* WORK TO BE COMPLETED
Can you write out all the lines word for word, with no pictures?

* SUPPLIED INFORMATION

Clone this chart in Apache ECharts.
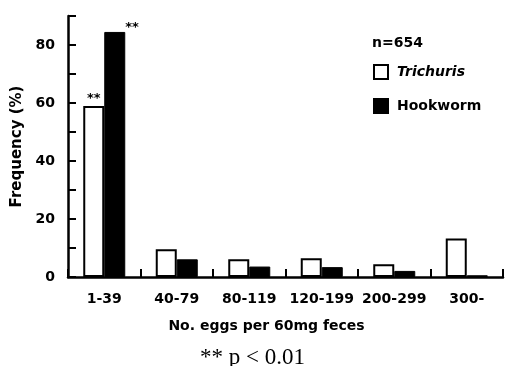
<!DOCTYPE html>
<html>
<head>
<meta charset="utf-8">
<script src="https://cdn.jsdelivr.net/npm/echarts@6/dist/echarts.min.js"></script>
<style>html,body{margin:0;padding:0;background:#fff}#c{width:505px;height:366px}</style>
</head>
<body>
<div id="c"></div>
<script>
var categories = ['1-39', '40-79', '80-119', '120-199', '200-299', '300-'];
var trichuris = [59, 9.6, 6.1, 6.5, 4.4, 13.3];
var hookworm = [84.5, 6.1, 3.6, 3.4, 2.1, 0.6];
var yTicks = [0, 20, 40, 60, 80];

var F = 'DejaVu Sans';
var chart = echarts.init(document.getElementById('c'), null, {renderer: 'canvas'});

function withStars(arr, labelCfg) {
  return arr.map(function (v, i) {
    if (i === 0) return {value: v, label: labelCfg};
    return v;
  });
}

chart.setOption({
  animation: false,
  backgroundColor: '#fff',
  grid: {left: 68, right: 2, top: 16, bottom: 89, containLabel: false},
  legend: {
    orient: 'vertical', left: 368, top: 59, itemWidth: 14, itemHeight: 14, itemGap: 18,
    icon: 'rect',
    textStyle: {fontFamily: F, fontSize: 14, fontWeight: 'bold', color: '#000', padding: [0, 0, 0, 4]},
    data: [
      {name: 'Trichuris', textStyle: {fontStyle: 'italic', fontWeight: 'bold'}},
      {name: 'Hookworm'}
    ]
  },
  graphic: [
    {type: 'text', left: 372, top: 36, style: {text: 'n=654', font: 'bold 14px "DejaVu Sans"', fill: '#000'}},
    {type: 'text', left: 'center', top: 346, x: -12, style: {text: '** p < 0.01', font: '23px "Liberation Serif"', fill: '#000'}}
  ],
  xAxis: {
    type: 'category', data: categories,
    name: 'No. eggs per 60mg feces', nameLocation: 'middle', nameGap: 42,
    nameTextStyle: {fontFamily: F, fontSize: 14, fontWeight: 'bold', color: '#000', padding: [0, 38, 0, 0]},
    axisLine: {lineStyle: {color: '#000', width: 2.5}},
    axisTick: {show: true, interval: 0, inside: true, length: 8, lineStyle: {color: '#000', width: 2}},
    axisLabel: {interval: 0, fontFamily: F, fontSize: 14, fontWeight: 'bold', color: '#000', margin: 15}
  },
  yAxis: {
    type: 'value', min: 0, max: 90, interval: 10,
    name: 'Frequency (%)', nameLocation: 'middle', nameGap: 43,
    nameTextStyle: {fontFamily: F, fontSize: 15, fontWeight: 'bold', color: '#000'},
    axisLine: {show: true, lineStyle: {color: '#000', width: 2.5}},
    axisTick: {show: true, inside: true, length: 8, lineStyle: {color: '#000', width: 2}},
    splitLine: {show: false},
    axisLabel: {
      fontFamily: F, fontSize: 14, fontWeight: 'bold', color: '#000', margin: 13,
      formatter: function (v) { return yTicks.indexOf(v) >= 0 ? String(v) : ''; }
    }
  },
  series: [
    {
      name: 'Trichuris', type: 'bar', barWidth: 21, barGap: '0%',
      itemStyle: {color: '#fff', borderColor: '#000', borderWidth: 2},
      data: withStars(trichuris, {show: true, position: 'top', distance: 1, formatter: '**',
        fontFamily: F, fontSize: 13, fontWeight: 'bold', color: '#000'})
    },
    {
      name: 'Hookworm', type: 'bar', barWidth: 21,
      itemStyle: {color: '#000', borderColor: '#000', borderWidth: 1},
      data: withStars(hookworm, {show: true, position: ['100%', -11], align: 'left', formatter: '**',
        fontFamily: F, fontSize: 13, fontWeight: 'bold', color: '#000'})
    }
  ]
});
</script>
</body>
</html>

* IN RESPONSE
Clone this chart in Apache ECharts.
<!DOCTYPE html>
<html>
<head>
<meta charset="utf-8">
<script src="https://cdn.jsdelivr.net/npm/echarts@6/dist/echarts.min.js"></script>
<style>html,body{margin:0;padding:0;background:#fff}#c{width:505px;height:366px}</style>
</head>
<body>
<div id="c"></div>
<script>
var categories = ['1-39', '40-79', '80-119', '120-199', '200-299', '300-'];
var trichuris = [59, 9.6, 6.1, 6.5, 4.4, 13.3];
var hookworm = [84.5, 6.1, 3.6, 3.4, 2.1, 0.6];
var yTicks = [0, 20, 40, 60, 80];

var F = 'DejaVu Sans';
var chart = echarts.init(document.getElementById('c'), null, {renderer: 'canvas'});

function withStars(arr, labelCfg) {
  return arr.map(function (v, i) {
    if (i === 0) return {value: v, label: labelCfg};
    return v;
  });
}

chart.setOption({
  animation: false,
  backgroundColor: '#fff',
  grid: {left: 68, right: 2, top: 16, bottom: 89, containLabel: false},
  legend: {
    orient: 'vertical', left: 368, top: 59, itemWidth: 14, itemHeight: 14, itemGap: 18,
    icon: 'rect',
    textStyle: {fontFamily: F, fontSize: 14, fontWeight: 'bold', color: '#000', padding: [0, 0, 0, 4]},
    data: [
      {name: 'Trichuris', textStyle: {fontStyle: 'italic', fontWeight: 'bold'}},
      {name: 'Hookworm'}
    ]
  },
  graphic: [
    {type: 'text', left: 372, top: 36, style: {text: 'n=654', font: 'bold 14px "DejaVu Sans"', fill: '#000'}},
    {type: 'text', left: 'center', top: 346, x: -12, style: {text: '** p < 0.01', font: '23px "Liberation Serif"', fill: '#000'}}
  ],
  xAxis: {
    type: 'category', data: categories,
    name: 'No. eggs per 60mg feces', nameLocation: 'middle', nameGap: 42,
    nameTextStyle: {fontFamily: F, fontSize: 14, fontWeight: 'bold', color: '#000', padding: [0, 38, 0, 0]},
    axisLine: {lineStyle: {color: '#000', width: 2.5}},
    axisTick: {show: true, interval: 0, inside: true, length: 8, lineStyle: {color: '#000', width: 2}},
    axisLabel: {interval: 0, fontFamily: F, fontSize: 14, fontWeight: 'bold', color: '#000', margin: 15}
  },
  yAxis: {
    type: 'value', min: 0, max: 90, interval: 10,
    name: 'Frequency (%)', nameLocation: 'middle', nameGap: 43,
    nameTextStyle: {fontFamily: F, fontSize: 15, fontWeight: 'bold', color: '#000'},
    axisLine: {show: true, lineStyle: {color: '#000', width: 2.5}},
    axisTick: {show: true, inside: true, length: 8, lineStyle: {color: '#000', width: 2}},
    splitLine: {show: false},
    axisLabel: {
      fontFamily: F, fontSize: 14, fontWeight: 'bold', color: '#000', margin: 13,
      formatter: function (v) { return yTicks.indexOf(v) >= 0 ? String(v) : ''; }
    }
  },
  series: [
    {
      name: 'Trichuris', type: 'bar', barWidth: 21, barGap: '0%',
      itemStyle: {color: '#fff', borderColor: '#000', borderWidth: 2},
      data: withStars(trichuris, {show: true, position: 'top', distance: 1, formatter: '**',
        fontFamily: F, fontSize: 13, fontWeight: 'bold', color: '#000'})
    },
    {
      name: 'Hookworm', type: 'bar', barWidth: 21,
      itemStyle: {color: '#000', borderColor: '#000', borderWidth: 1},
      data: withStars(hookworm, {show: true, position: ['100%', -11], align: 'left', formatter: '**',
        fontFamily: F, fontSize: 13, fontWeight: 'bold', color: '#000'})
    }
  ]
});
</script>
</body>
</html>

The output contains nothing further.